Among the 19 states that recognize same-sex marriages, all but two require residency of six months to a year to be eligible for a divorce. The two exceptions: Illinois has a 90-day requirement and Washington State imposes no time requirement for divorce by state residents.

Rather than taking their plight to Massachusetts or another state, the Shaws are asking Florida judges to invalidate the state’s statutory and constitutional restrictions on same-sex marriages.

After a state judge dismissed their petition, normally the case would be heard by a state appeals court. But in a somewhat unusual move, the appeals court decided that the issue was important and timely enough that it should be routed directly to the Florida Supreme Court.

In directing the matter to the high court, the appeals court noted that the case raised questions about whether the US Constitution’s Full Faith and Credit Clause requires Florida to recognize a Massachusetts same-sex marriage for purposes of granting a divorce.

But the court said the case also raised broader questions, including access to the courts, equal protection, and the right to travel.

The appeals court noted that at least three other Florida courts have ruled recently that the state’s ban on same-sex marriages is unconstitutional.

One of those cases involved a request to dissolve a 2002 Vermont civil union between Heather Brassner and Megan Lade. The judge in that case found that the Florida ban on same-sex marriage and a prohibition on recognition of same-sex marriages violated a fundamental right to marry and a right by same-sex couples to equal protection of the laws.

In referring the Tampa case to the state high court, the appeals court judges said that because of the significant constitutional implications, the case would have ultimately arrived at the Florida Supreme Court anyway.

“There can be little doubt that until the constitutional questions are finally resolved by the Florida Supreme Court or the United States Supreme Court, there will be a great impact on the proper administration of justice in Florida,” the appeals court judges said.

Three members of the appeals court disagreed with the decision to refer the matter immediately to the Florida Supreme Court. The dissenters said the appeals court should hear the case and resolve it on narrow grounds.

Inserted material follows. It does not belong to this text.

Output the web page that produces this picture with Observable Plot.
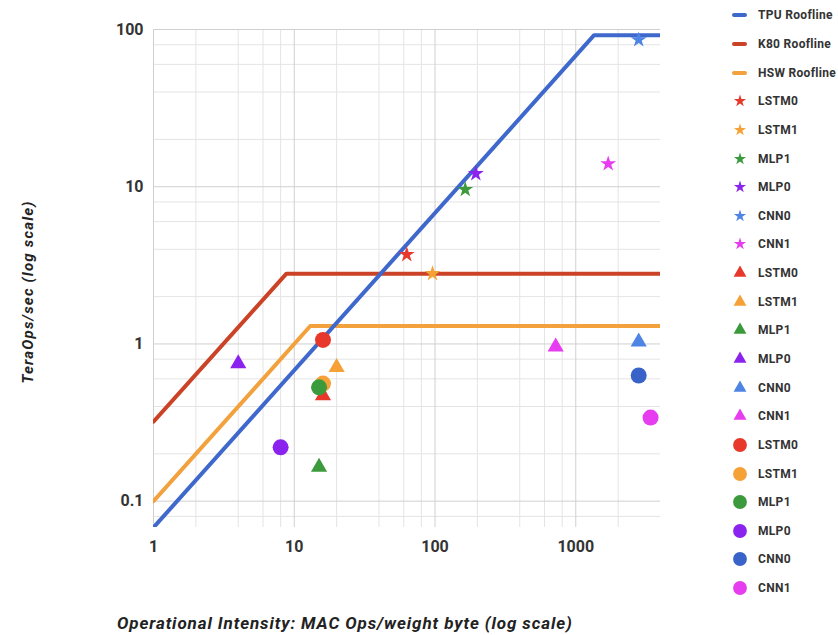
<!DOCTYPE html>
<html><head><meta charset="utf-8">
<script src="https://cdn.jsdelivr.net/npm/d3@7"></script>
<script src="https://cdn.jsdelivr.net/npm/@observablehq/plot@0.6"></script>
<style>
body{margin:0;background:#fff;font-family:Roboto,"Noto Sans",sans-serif}
#wrap{position:relative;width:838px;height:635px;overflow:hidden;background:#fff}
#chart{position:absolute;left:0;top:0}
#ytitle{position:absolute;left:28px;top:292px;transform:translate(-50%,-50%) rotate(-90deg);white-space:nowrap;font:italic bold 15px Roboto,sans-serif;letter-spacing:1.2px;color:#222}
#xtitle{position:absolute;left:117px;top:613px;line-height:18px;white-space:nowrap;font:italic bold 17px Roboto,sans-serif;letter-spacing:0.9px;color:#222}
#legend{position:absolute;left:730px;top:1px}
.row{display:flex;align-items:center;height:28.65px}
.row svg{width:20px;height:20px;flex:none}
.row span{margin-left:8px;font:bold 12px Roboto,sans-serif;letter-spacing:0.3px;color:#333;white-space:nowrap}
</style></head><body>
<div id="wrap"><div id="chart"></div><div id="ytitle">TeraOps/sec (log scale)</div><div id="xtitle">Operational Intensity: MAC Ops/weight byte (log scale)</div><div id="legend"></div></div>
<script>
// Rooflines
const rooflineNames = ["TPU Roofline", "K80 Roofline", "HSW Roofline"];
const rooflineColors = ["#3f68cc", "#cb4327", "#f2a13c"];
const tpuX = [1, 1350, 4000];
const tpuY = [0.068, 92, 92];
const k80X = [1, 8.8, 4000];
const k80Y = [0.32, 2.8, 2.8];
const hswX = [1, 13, 4000];
const hswY = [0.1, 1.3, 1.3];

// Workloads
const workloads = ["LSTM0", "LSTM1", "MLP1", "MLP0", "CNN0", "CNN1"];
// Stars (TPU)
const starX = [63, 96, 164, 195, 2800, 1700];
const starY = [3.7, 2.8, 9.6, 12.1, 86, 14];
const starColors = ["#e8382c", "#f5a136", "#3b9a3b", "#8a23ee", "#4e85e5", "#e73df0"];
// Triangles (K80)
const triX = [16, 20, 15, 4, 2800, 720];
const triY = [0.47, 0.71, 0.165, 0.75, 1.03, 0.96];
const triColors = ["#e8382c", "#f5a136", "#3b9a3b", "#8a23ee", "#4e85e5", "#e73df0"];
// Circles (HSW)
const circX = [16, 16, 15, 8, 2800, 3400];
const circY = [1.06, 0.56, 0.53, 0.22, 0.63, 0.34];
const circColors = ["#e8382c", "#f5a136", "#3b9a3b", "#8a23ee", "#3a63c9", "#e73df0"];

// Axis ticks
const xTicks = [1, 10, 100, 1000];
const yTicks = [0.1, 1, 10, 100];
const minorSteps = [2, 4, 6, 8];

const xMinor = xTicks.flatMap(d => minorSteps.map(m => d * m)).filter(v => v < 4000);
const yMinor = [0.01, 0.1, 1, 10].flatMap(d => minorSteps.map(m => +(d * m).toPrecision(3))).filter(v => v > 0.068 && v < 100);

const toPts = (xs, ys) => xs.map((x, i) => ({x, y: ys[i]}));
const toMarks = (xs, ys, cs) => xs.map((x, i) => ({x, y: ys[i], c: cs[i], name: workloads[i]}));

const chart = Plot.plot({
  width: 700, height: 635,
  marginLeft: 153, marginRight: 40, marginTop: 29, marginBottom: 108,
  style: {fontFamily: "Roboto, sans-serif", fontSize: "16px", fontWeight: "bold", color: "#333", background: "transparent", overflow: "visible"},
  x: {type: "log", domain: [1, 4000]},
  y: {type: "log", domain: [0.068, 100]},
  marks: [
    Plot.gridX(xMinor, {stroke: "#e4e4e4", strokeOpacity: 1}),
    Plot.gridY(yMinor, {stroke: "#e4e4e4", strokeOpacity: 1}),
    Plot.gridX(xTicks, {stroke: "#d0d0d0", strokeOpacity: 1}),
    Plot.gridY(yTicks, {stroke: "#d0d0d0", strokeOpacity: 1}),
    Plot.axisX(xTicks, {tickSize: 0, tickPadding: 13, tickFormat: d => String(d), label: null}),
    Plot.axisY(yTicks, {tickSize: 0, tickPadding: 10, tickFormat: d => String(d), label: null}),
    Plot.line(toPts(hswX, hswY), {x: "x", y: "y", stroke: rooflineColors[2], strokeWidth: 4, clip: true}),
    Plot.line(toPts(k80X, k80Y), {x: "x", y: "y", stroke: rooflineColors[1], strokeWidth: 4, clip: true}),
    Plot.line(toPts(tpuX, tpuY), {x: "x", y: "y", stroke: rooflineColors[0], strokeWidth: 4, clip: true}),
    Plot.dot(toMarks(starX, starY, starColors), {x: "x", y: "y", fill: d => d.c, symbol: "star", r: 5}),
    Plot.dot(toMarks(triX, triY, triColors), {x: "x", y: "y", fill: d => d.c, symbol: "triangle", r: 6}),
    Plot.dot(toMarks(circX, circY, circColors), {x: "x", y: "y", fill: d => d.c, symbol: "circle", r: 8})
  ]
});
document.getElementById("chart").appendChild(chart);

// Legend
const legend = d3.select("#legend");
const entries = [
  ...rooflineNames.map((n, i) => ({label: n, kind: "line", color: rooflineColors[i]})),
  ...workloads.map((n, i) => ({label: n, kind: "star", color: starColors[i]})),
  ...workloads.map((n, i) => ({label: n, kind: "triangle", color: triColors[i]})),
  ...workloads.map((n, i) => ({label: n, kind: "circle", color: circColors[i]}))
];
const symMap = {star: [d3.symbolStar, 46], triangle: [d3.symbolTriangle, 72], circle: [d3.symbolCircle, 150]};
entries.forEach(e => {
  const row = legend.append("div").attr("class", "row");
  const svg = row.append("svg").attr("viewBox", "-10 -10 20 20");
  if (e.kind === "line") {
    svg.append("line").attr("x1", -6).attr("x2", 5).attr("stroke", e.color).attr("stroke-width", 4).attr("stroke-linecap", "round");
  } else {
    const [t, s] = symMap[e.kind];
    svg.append("path").attr("d", d3.symbol(t, s)()).attr("fill", e.color);
  }
  row.append("span").text(e.label);
});
</script>
</body></html>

“It is important to understand that the issue in this case is not whether Florida is constitutionally compelled to marry same-sex couples,” Judge Chris Altenbernd wrote in a five-page dissent.

“Although the parties argued broader issues to the circuit court, the narrow, dispositive issue in this case is whether Florida under the Full Faith and Credit Clause of the US Constitution, must give credit to these lawful out-of-state marriages for the purpose of dissolution,” he said.

Judge Altenbernd said the appeals court should take up that narrow issue on an expedited basis and decide it.

“This issue, unlike the constitutionality of the ban on same-sex marriage, may never require the attention of the supreme court,” he said.